# Task objective:
Leave out the pictures and retype only the lines from the opening line to the line that holds "YAxis, CartesianGrid, ReferenceLine", both ends included.

# Input for this task:
-------------------------
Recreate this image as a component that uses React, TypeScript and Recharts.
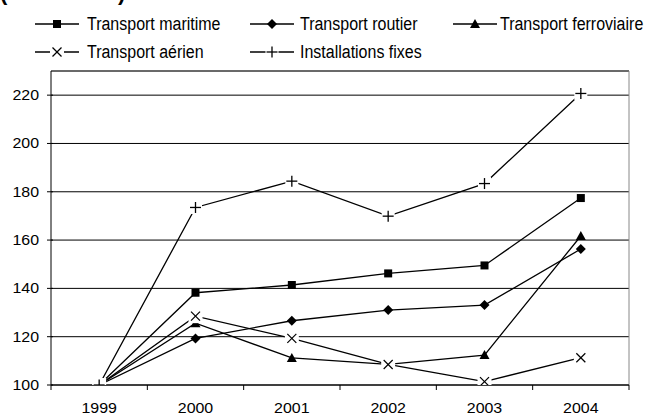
import React from 'react';
import { LineChart, Line, XAxis, YAxis, CartesianGrid, ReferenceLine } from 'recharts';

const categories = ['1999', '2000', '2001', '2002', '2003', '2004'];
const maritime = [100, 138.2, 141.4, 146.2, 149.5, 177.4];
const routier = [100, 119.3, 126.6, 131.0, 133.1, 156.3];
const ferroviaire = [100, 125.6, 111.2, 108.5, 112.4, 161.7];
const aerien = [100, 128.5, 119.3, 108.5, 101.4, 111.3];
const fixes = [100, 173.5, 184.4, 169.9, 183.4, 220.7];
const yTicks = [100, 120, 140, 160, 180, 200, 220];
const seriesNames = ['Transport maritime', 'Transport routier', 'Transport ferroviaire', 'Transport aérien', 'Installations fixes'];
const titleText = '(1999 = 100)';

const W = 653;
const H = 416;
const M = { top: 71, right: 24, bottom: 0, left: 0 };
const Y_AXIS_W = 51;
const X_AXIS_H = 31;
const PLOT_W = W - M.left - M.right - Y_AXIS_W;
const HALF_BAND = PLOT_W / categories.length / 2;
const FONT = '"Liberation Sans", Arial, sans-serif';
const AXIS_FS = 14.5;
const AXIS_SX = 1.1;

const data = categories.map((c, i) => ({
  idx: i,
  year: c,
  maritime: maritime[i],
  routier: routier[i],
  ferroviaire: ferroviaire[i],
  aerien: aerien[i],
  fixes: fixes[i],
}));

const xTicks = [...categories.map((_, i) => i - 0.5), categories.length - 0.5];

type DotProps = { cx?: number; cy?: number; index?: number };

const drawSquare = (cx: number, cy: number, k?: any) => (
  <rect key={k} x={cx - 4} y={cy - 4} width={8} height={8} fill="#000" />
);
const drawDiamond = (cx: number, cy: number, k?: any) => (
  <polygon key={k} points={`${cx},${cy - 5} ${cx + 5},${cy} ${cx},${cy + 5} ${cx - 5},${cy}`} fill="#000" />
);
const drawTriangle = (cx: number, cy: number, k?: any) => (
  <polygon key={k} points={`${cx},${cy - 5} ${cx + 5},${cy + 4} ${cx - 5},${cy + 4}`} fill="#000" />
);
const drawCross = (cx: number, cy: number, k?: any) => (
  <g key={k}>
    <rect x={cx - 7} y={cy - 7} width={14} height={14} fill="#fff" />
    <line x1={cx - 4.5} y1={cy - 4.5} x2={cx + 4.5} y2={cy + 4.5} stroke="#000" strokeWidth={1.2} />
    <line x1={cx - 4.5} y1={cy + 4.5} x2={cx + 4.5} y2={cy - 4.5} stroke="#000" strokeWidth={1.2} />
  </g>
);
const drawPlus = (cx: number, cy: number, k?: any) => (
  <g key={k}>
    <rect x={cx - 6.5} y={cy - 6.5} width={13} height={13} fill="#fff" />
    <line x1={cx - 5.5} y1={cy} x2={cx + 5.5} y2={cy} stroke="#000" strokeWidth={1.3} />
    <line x1={cx} y1={cy - 5.5} x2={cx} y2={cy + 5.5} stroke="#000" strokeWidth={1.3} />
  </g>
);

const markers = [drawSquare, drawDiamond, drawTriangle, drawCross, drawPlus];
const keys = ['maritime', 'routier', 'ferroviaire', 'aerien', 'fixes'];

const makeDot = (fn: (cx: number, cy: number, k?: any) => React.ReactElement) => (p: DotProps) =>
  p.cx == null || p.cy == null ? <g key={p.index} /> : fn(p.cx, p.cy, p.index);

const YTick = (p: any) => (
  <g>
    <line x1={p.x + 8} x2={p.x + 14} y1={p.y} y2={p.y} stroke="#000" strokeWidth={1} />
    <text
      transform={`translate(${p.x},${p.y + 5}) scale(${AXIS_SX},1)`}
      textAnchor="end"
      fontSize={AXIS_FS}
      fontFamily={FONT}
      fill="#000"
    >
      {p.payload.value}
    </text>
  </g>
);

const XTick = (p: any) => {
  const i = p.index;
  if (i >= categories.length) return <g />;
  return (
    <text
      transform={`translate(${p.x + HALF_BAND},${p.y + 10.4}) scale(${AXIS_SX},1)`}
      textAnchor="middle"
      fontSize={AXIS_FS}
      fontFamily={FONT}
      fill="#000"
    >
      {categories[i]}
    </text>
  );
};

const legendLayout = [
  { x: 35, y: 24, tx: 52 },
  { x: 250, y: 24, tx: 50 },
  { x: 453, y: 24, tx: 47 },
  { x: 35, y: 52, tx: 52 },
  { x: 250, y: 52, tx: 50 },
];

const Legendary = () => (
  <svg width={W} height={70} style={{ position: 'absolute', left: 0, top: 0, pointerEvents: 'none' }}>
    <text x={0} y={0} fontSize={22} fontWeight="bold" fontFamily={FONT} fill="#000">
      {titleText}
    </text>
    {seriesNames.map((name, i) => {
      const L = legendLayout[i];
      return (
        <g key={name}>
          <line x1={L.x} x2={L.x + 44} y1={L.y} y2={L.y} stroke="#000" strokeWidth={1.3} />
          {markers[i](L.x + 22, L.y)}
          <text
            transform={`translate(${L.x + L.tx},${L.y + 6}) scale(1,1.1)`}
            fontSize={16}
            fontFamily={FONT}
            fill="#000"
          >
            {name}
          </text>
        </g>
      );
    })}
  </svg>
);

export default function App() {
  return (
    <div style={{ position: 'absolute', left: 0, top: 0, width: W, height: H, background: '#fff' }}>
      <LineChart width={W} height={H} data={data} margin={M}>
        <CartesianGrid horizontal vertical={false} stroke="#000" strokeWidth={1} />
        <XAxis
          type="number"
          dataKey="idx"
          domain={[-0.5, categories.length - 0.5]}
          ticks={xTicks}
          interval={0}
          height={X_AXIS_H}
          tick={XTick}
          tickSize={5}
          tickMargin={13}
          axisLine={{ stroke: '#000' }}
          tickLine={{ stroke: '#000' }}
        />
        <YAxis
          type="number"
          domain={[100, 230]}
          ticks={yTicks}
          interval={0}
          width={Y_AXIS_W}
          tick={YTick}
          tickSize={0}
          tickMargin={12}
          tickLine={false}
          axisLine={{ stroke: '#000' }}
          allowDataOverflow
        />
        <ReferenceLine y={230} stroke="#555" strokeWidth={1} />
        <ReferenceLine x={categories.length - 0.5} stroke="#888" strokeWidth={1} />
        {keys.map((k, i) => (
          <Line
            key={k}
            type="linear"
            dataKey={k}
            name={seriesNames[i]}
            stroke="#000"
            strokeWidth={1.3}
            dot={makeDot(markers[i]) as any}
            activeDot={false}
            isAnimationActive={false}
          />
        ))}
      </LineChart>
      <Legendary />
    </div>
  );
}
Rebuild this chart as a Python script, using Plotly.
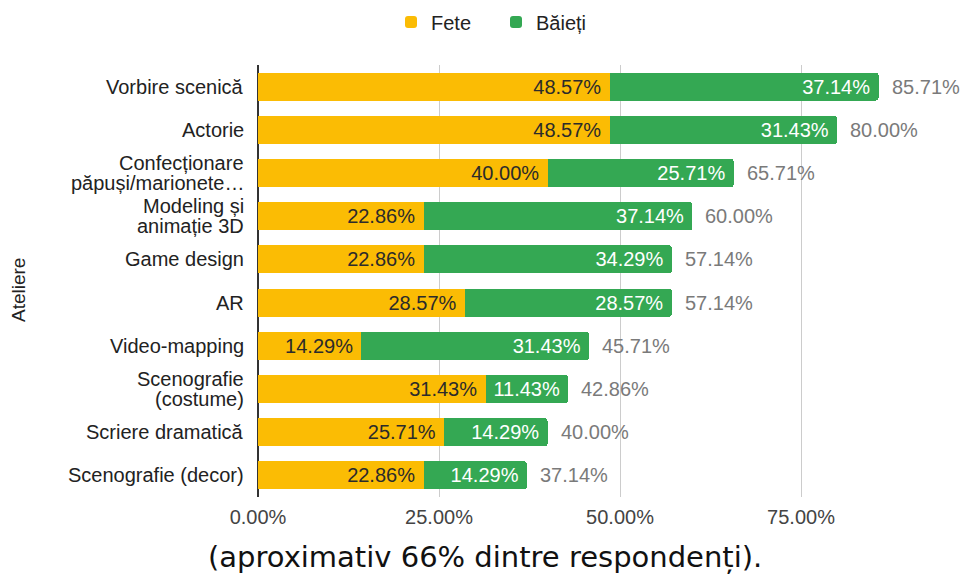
import plotly.graph_objects as go

categories = ["Vorbire scenică", "Actorie", "Confecționare<br>păpuși/marionete…",
              "Modeling și<br>animație 3D", "Game design", "AR", "Video-mapping",
              "Scenografie<br>(costume)", "Scriere dramatică", "Scenografie (decor)"]
fete = [48.57, 48.57, 40.00, 22.86, 22.86, 28.57, 14.29, 31.43, 25.71, 22.86]
baieti = [37.14, 31.43, 25.71, 37.14, 34.29, 28.57, 31.43, 11.43, 14.29, 14.29]
totals = [85.71, 80.00, 65.71, 60.00, 57.14, 57.14, 45.71, 42.86, 40.00, 37.14]
tick_vals = [0, 0.25, 0.50, 0.75]
tick_text = ["0.00%", "25.00%", "50.00%", "75.00%"]

FONT = "Liberation Sans, Arial, sans-serif"
FS = 20
NB = "\u00a0"

# figure-space layout (page body adds an 8px offset)
W, H = 970, 577
L, T, R, B = 250, 57, 942, 489
PW, PH = R - L, B - T

fig = go.Figure()
fig.add_trace(go.Bar(
    name="Fete", y=categories, x=[v / 100 for v in fete], orientation="h",
    marker=dict(color="#FBBC04", line=dict(width=0)),
    text=[f"{v:.2f}%{NB}" for v in fete], textposition="inside",
    insidetextanchor="end", textangle=0, constraintext="none",
    textfont=dict(color="#2b2b2b", size=FS, family=FONT),
))
fig.add_trace(go.Bar(
    name="Băieți", y=categories, x=[v / 100 for v in baieti], orientation="h",
    marker=dict(color="#34A853", line=dict(width=0)),
    text=[f"{v:.2f}%{NB}" for v in baieti], textposition="inside",
    insidetextanchor="end", textangle=0, constraintext="none",
    textfont=dict(color="#ffffff", size=FS, family=FONT),
))

for c, t in zip(categories, totals):
    fig.add_annotation(x=t / 100, y=c, xref="x", yref="y", text=f"{t:.2f}%",
                       showarrow=False, xanchor="left", xshift=11,
                       font=dict(color="#7a7a7a", size=FS, family=FONT))

# category labels, drawn line by line for tight line spacing
for c in categories:
    lines = c.split("<br>")
    n = len(lines)
    for i, line in enumerate(lines):
        fig.add_annotation(x=0, y=c, xref="paper", yref="y", text=line,
                           showarrow=False, xanchor="right", yanchor="middle",
                           xshift=-12, yshift=((n - 1) / 2 - i) * 20,
                           font=dict(color="#222222", size=FS, family=FONT))

fig.add_annotation(x=(477 - L) / PW, y=-60 / PH, xref="paper", yref="paper",
                   yanchor="middle", xanchor="center",
                   text="(aproximativ 66% dintre respondenți).", showarrow=False,
                   font=dict(family="DejaVu Sans", size=29, color="#111111"))

fig.add_annotation(x=(10 - L) / PW, y=1 - (282 - T) / PH, xref="paper", yref="paper",
                   xanchor="center", yanchor="middle", textangle=-90,
                   text="Ateliere", showarrow=False,
                   font=dict(family=FONT, size=19, color="#222222"))

fig.update_layout(
    width=W, height=H,
    margin=dict(l=L, r=W - R, t=T, b=H - B, autoexpand=False),
    barmode="stack", bargap=0.35, barcornerradius=3,
    plot_bgcolor="white", paper_bgcolor="white",
    font=dict(family=FONT, size=FS, color="#222222"),
    legend=dict(orientation="h", x=(383 - L) / PW, xanchor="left",
                y=1 - 14 / H, yanchor="middle", yref="container",
                entrywidth=60, entrywidthmode="pixels",
                font=dict(size=FS, color="#222222"), traceorder="normal"),
    showlegend=True,
    xaxis=dict(range=[0, PW / 724], tickvals=tick_vals,
               ticktext=tick_text, showgrid=True, gridcolor="#cccccc", gridwidth=1,
               zeroline=True, zerolinecolor="#333333", zerolinewidth=2,
               tickfont=dict(size=FS, color="#444444"), ticks="",
               ticklabelstandoff=6),
    yaxis=dict(autorange="reversed", showticklabels=False, ticks=""),
)

fig.write_html("out.html")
-------------------------
# Output below:
Recreate this image as a component that uses React, TypeScript and Recharts.
import React from 'react';
import { LineChart, Line, XAxis, YAxis, CartesianGrid, ReferenceLine } from 'recharts';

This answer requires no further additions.